Important concepts— Success equation by Michael Mauboussin

Karthik Krishnan
Jul 27, 2017 · 3 min read

My learning from book number 4 for the year.. Success equation by Michael Mauboussin.. Absolutely one of my favorite books and a seminal book on the concept of skill and luck and how to think about it for better decision making.. Please read this as a collection of important concepts from the book than a formal review of

  1. The author makes a case for how to think about skill and luck.. Skill is defined as the ability to use one’s knowledge in execution and performance to a task. Luck is defined as situations where skill does not dictate the outcome of an event
  2. Skill follows 3 stages — A cognitive stage where you learn, an associative stage where your performance improves but you don’t have full command and an autonomous stage where the skill becomes habitual and fluid
  3. Developing skill is hard work and there is a difference between experience aka doing something for a long time and expertise that comes through deliberate practice and feedback from coaches.. experts tend to have predictive models while those with experience don’t
  4. The hardest issue with disaggregating skill and luck is that humans love stories and love to generate cause and effect for every situation he/she perceives and many times these are nonsensical or complete baloney.. This has been scientifically traced to a special region in the left hemisphere whose main job is to function as the interpreter or to make sense of the world by finding a cause for every effect
  5. The simple rule of thumb is on the luck skill continuum, the paradox of skill suggests that as skill improves and performance becomes more consistent, the decrease in variance on skill across competitors means that luck becomes more important in determining the outcome of an event.. This suggests that luck can overwhelm skill in the short term if the variance in the distribution of luck is larger than the variance in the distribution of skill.. aka if everyone gets better at something, luck plays an important role in determining who wins
  6. Placing activities on the skill-luck continuum requires you to answer 3 qns a.) a clear relationship between cause and effect where the activities are stable aka the basic structure of the activity does not change over time and linear aka a particular action leads to the same reaction every time b.)slow reversion to the mean , which is consistent with activities dominated by skill and c.) where predictions hold up well
  7. what makes for a useful statistic is that a) they are persistent aka what happens in the present is similar to what happened in the past b) predictive aka there is a high correlation factor
  8. You can become an expert by using deliberate practice to train your system 1
  9. Most jobs combine tasks that are procedural with tasks or situations that are novel.

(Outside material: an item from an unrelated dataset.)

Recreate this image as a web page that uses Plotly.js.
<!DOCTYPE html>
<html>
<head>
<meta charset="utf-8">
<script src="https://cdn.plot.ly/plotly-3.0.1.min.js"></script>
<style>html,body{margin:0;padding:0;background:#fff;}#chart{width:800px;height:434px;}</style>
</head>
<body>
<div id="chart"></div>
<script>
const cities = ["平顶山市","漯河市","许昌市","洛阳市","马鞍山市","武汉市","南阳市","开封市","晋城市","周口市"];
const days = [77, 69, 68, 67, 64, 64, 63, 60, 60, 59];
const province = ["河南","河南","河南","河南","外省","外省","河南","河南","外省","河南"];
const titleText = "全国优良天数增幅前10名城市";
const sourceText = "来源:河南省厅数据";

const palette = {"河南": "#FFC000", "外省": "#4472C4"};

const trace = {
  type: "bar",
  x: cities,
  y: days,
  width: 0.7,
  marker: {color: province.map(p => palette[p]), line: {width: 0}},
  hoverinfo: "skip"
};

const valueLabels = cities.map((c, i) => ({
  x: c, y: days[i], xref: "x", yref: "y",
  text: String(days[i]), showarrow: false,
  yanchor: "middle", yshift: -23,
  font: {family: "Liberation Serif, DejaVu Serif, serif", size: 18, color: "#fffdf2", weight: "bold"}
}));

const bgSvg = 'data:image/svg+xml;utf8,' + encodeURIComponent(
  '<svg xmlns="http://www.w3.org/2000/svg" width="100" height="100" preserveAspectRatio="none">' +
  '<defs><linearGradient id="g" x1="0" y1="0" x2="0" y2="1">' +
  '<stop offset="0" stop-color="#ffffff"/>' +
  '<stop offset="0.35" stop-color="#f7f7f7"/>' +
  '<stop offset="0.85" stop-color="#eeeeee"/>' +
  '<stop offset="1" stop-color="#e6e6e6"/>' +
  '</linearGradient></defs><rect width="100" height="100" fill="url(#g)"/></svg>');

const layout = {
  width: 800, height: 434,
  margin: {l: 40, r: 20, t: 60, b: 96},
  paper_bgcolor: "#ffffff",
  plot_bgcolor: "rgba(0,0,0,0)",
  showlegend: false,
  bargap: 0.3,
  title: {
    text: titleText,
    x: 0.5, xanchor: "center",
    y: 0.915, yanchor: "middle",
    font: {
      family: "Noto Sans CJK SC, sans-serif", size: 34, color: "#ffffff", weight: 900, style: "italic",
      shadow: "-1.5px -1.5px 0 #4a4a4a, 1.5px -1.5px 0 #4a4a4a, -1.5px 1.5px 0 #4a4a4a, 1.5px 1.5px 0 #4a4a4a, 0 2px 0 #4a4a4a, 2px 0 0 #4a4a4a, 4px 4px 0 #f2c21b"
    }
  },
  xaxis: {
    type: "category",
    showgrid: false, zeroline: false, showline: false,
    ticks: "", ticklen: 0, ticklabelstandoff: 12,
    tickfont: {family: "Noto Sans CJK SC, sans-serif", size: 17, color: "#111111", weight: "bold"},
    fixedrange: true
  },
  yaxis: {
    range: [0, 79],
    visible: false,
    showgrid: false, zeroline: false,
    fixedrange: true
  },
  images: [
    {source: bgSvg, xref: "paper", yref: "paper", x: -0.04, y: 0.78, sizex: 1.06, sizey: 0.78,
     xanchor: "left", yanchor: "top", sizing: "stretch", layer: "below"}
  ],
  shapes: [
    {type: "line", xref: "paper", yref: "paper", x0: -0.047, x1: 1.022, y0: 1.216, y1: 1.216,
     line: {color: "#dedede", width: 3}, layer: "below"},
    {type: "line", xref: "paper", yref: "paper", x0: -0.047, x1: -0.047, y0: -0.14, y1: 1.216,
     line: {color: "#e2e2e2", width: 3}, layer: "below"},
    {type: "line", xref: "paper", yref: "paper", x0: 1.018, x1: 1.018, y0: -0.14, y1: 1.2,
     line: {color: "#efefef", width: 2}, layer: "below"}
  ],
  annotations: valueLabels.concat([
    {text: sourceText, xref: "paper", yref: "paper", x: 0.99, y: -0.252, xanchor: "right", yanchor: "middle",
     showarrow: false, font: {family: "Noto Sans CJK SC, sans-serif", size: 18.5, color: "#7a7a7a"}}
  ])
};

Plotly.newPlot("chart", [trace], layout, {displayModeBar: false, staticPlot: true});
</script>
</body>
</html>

Where cause and effect can be clearly established, checklists can be a useful tool to manage outcomes. There are 2 types of checklists — DO-CONFIRM and READ-DO checklists. DO-CONFIRM checklists , folks do their jobs from memory but pause to ensure that everything is ok. READ-DO checklists typically deal with an emergency or an abnormal situation. When success is probabilistic, focus on the process.

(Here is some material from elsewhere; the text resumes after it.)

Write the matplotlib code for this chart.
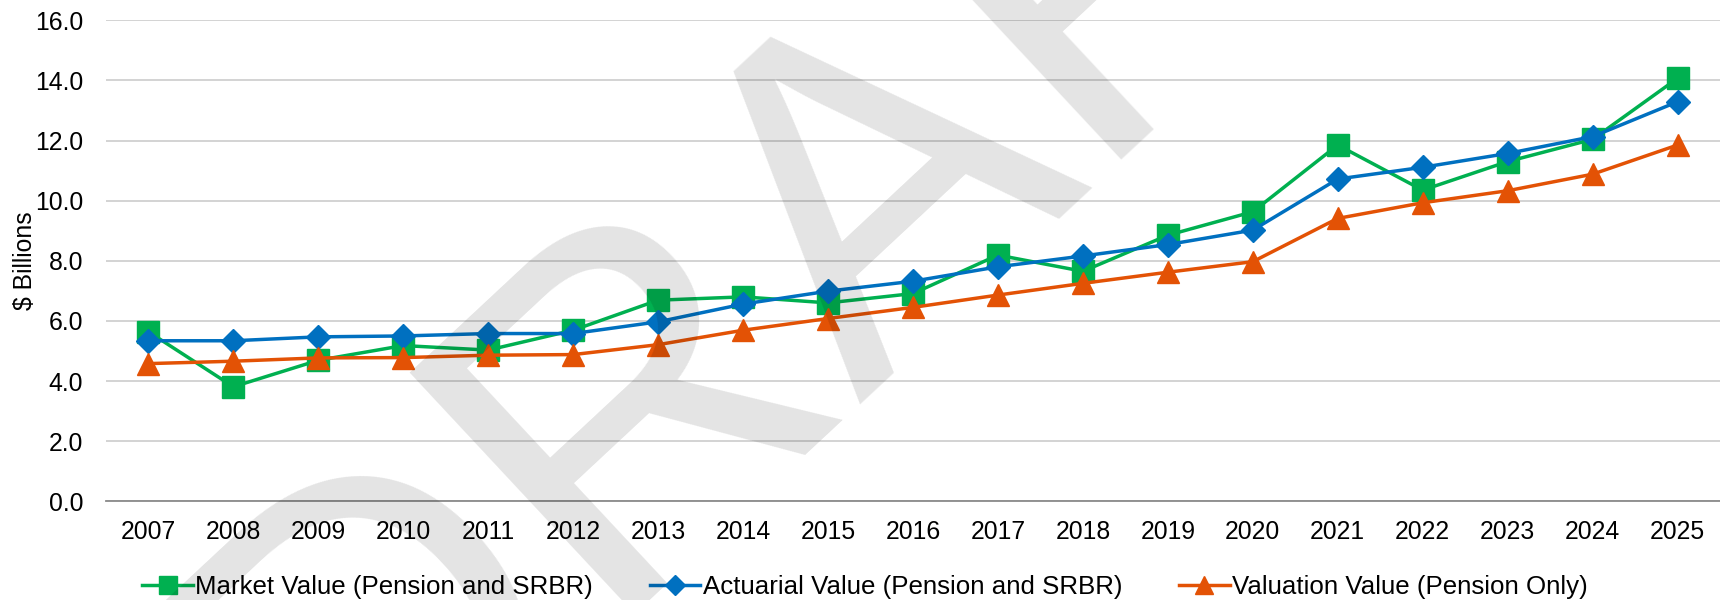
import matplotlib
matplotlib.use("Agg")
import matplotlib.pyplot as plt

plt.rcParams["font.family"] = ["Liberation Sans", "DejaVu Sans"]

years = [str(y) for y in range(2007, 2026)]

market_value = [5.64, 3.81, 4.69, 5.18, 5.03, 5.69, 6.69, 6.80, 6.60, 6.91,
                8.19, 7.65, 8.85, 9.63, 11.85, 10.35, 11.30, 12.04, 14.07]
actuarial_value = [5.34, 5.34, 5.47, 5.50, 5.58, 5.58, 5.97, 6.56, 6.99, 7.32,
                   7.80, 8.16, 8.54, 9.02, 10.72, 11.11, 11.57, 12.13, 13.29]
valuation_value = [4.58, 4.66, 4.77, 4.78, 4.86, 4.88, 5.21, 5.69, 6.08, 6.45,
                   6.86, 7.25, 7.62, 7.97, 9.41, 9.93, 10.33, 10.88, 11.85]

series_labels = [
    "Market Value (Pension and SRBR)",
    "Actuarial Value (Pension and SRBR)",
    "Valuation Value (Pension Only)",
]
series_colors = ["#00B050", "#0070C0", "#E35205"]

FS = 17.8

fig = plt.figure(figsize=(17.2, 6.0), dpi=100)
ax = fig.add_axes([0.0616, 0.1645, 0.9384, 0.8017])

x = list(range(len(years)))

ax.plot(x, market_value, color=series_colors[0], lw=2.5, marker="s",
        ms=16, mec=series_colors[0], label=series_labels[0], zorder=3)
ax.plot(x, actuarial_value, color=series_colors[1], lw=2.5, marker="D",
        ms=12.5, mec=series_colors[1], label=series_labels[1], zorder=4)
ax.plot(x, valuation_value, color=series_colors[2], lw=2.5, marker="^",
        ms=16, mec=series_colors[2], label=series_labels[2], zorder=5)

ax.set_xlim(-0.5, len(years) - 0.5)
ax.set_ylim(0, 16)
ax.set_yticks([0, 2, 4, 6, 8, 10, 12, 14, 16])
ax.set_yticklabels([f"{v:.1f}" for v in range(0, 17, 2)])
ax.set_xticks(x)
ax.set_xticklabels(years)

ax.tick_params(axis="both", length=0, labelsize=FS, colors="#000000")
ax.tick_params(axis="x", pad=13.5)
ax.tick_params(axis="y", pad=16.5)

ax.grid(axis="y", color="#d0d0d0", lw=1.3)
ax.set_axisbelow(True)
for side in ["top", "right", "left"]:
    ax.spines[side].set_visible(False)
ax.spines["bottom"].set_color("#8a8a8a")
ax.spines["bottom"].set_linewidth(1.3)

ax.set_ylabel("$ Billions", fontsize=FS)
ax.yaxis.set_label_coords(-0.043, 0.5)

ax.legend(loc="center", bbox_to_anchor=(0.503, 0.022), bbox_transform=fig.transFigure,
          ncol=3, frameon=False, fontsize=18.6, handlelength=1.95,
          handletextpad=0.1, columnspacing=2.2, markerscale=0.8)

# DRAFT watermark on top of the chart
fig.text(0.49, 0.645, "DRAFT", fontsize=345, color="#000000", alpha=0.11,
         rotation=43, ha="center", va="center", zorder=10,
         rotation_mode="anchor")

fig.savefig("out.png", dpi=100)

  10. If you are the favorite, simplify the game. If you are the underdog, make it more complicated. Compete in a different way when you are the underdog.

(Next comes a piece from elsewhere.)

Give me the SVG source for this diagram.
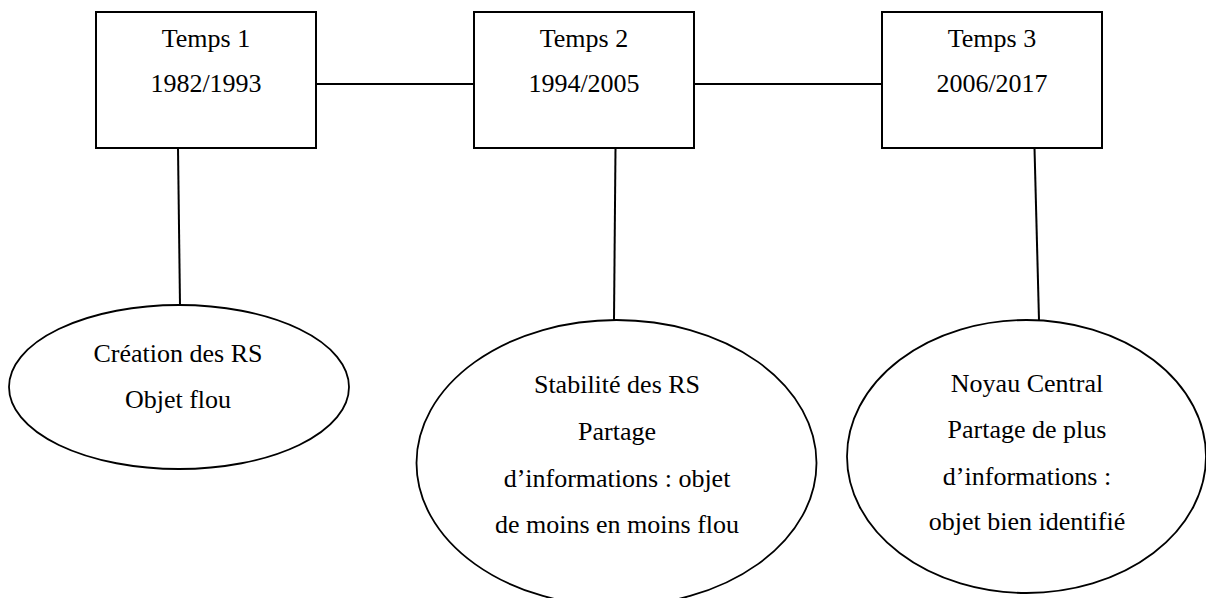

  11. Reversion to the mean is an idea that as luck dominates outcomes, over time, outcomes are likely to regress to the mean . however common mistakes that are made include 1. illusion of cause and effect 2. illusion of feedback which makes it seem that favorable feedback leads to worse results and unfavorable feedback leads to better results 3. illusion of declining variance, the idea that reversion to the mean implies that everything we can measure converges on the same average value over time
  12. Estimated true skill = grand average + shrinkage factor (observed avg — grand avg)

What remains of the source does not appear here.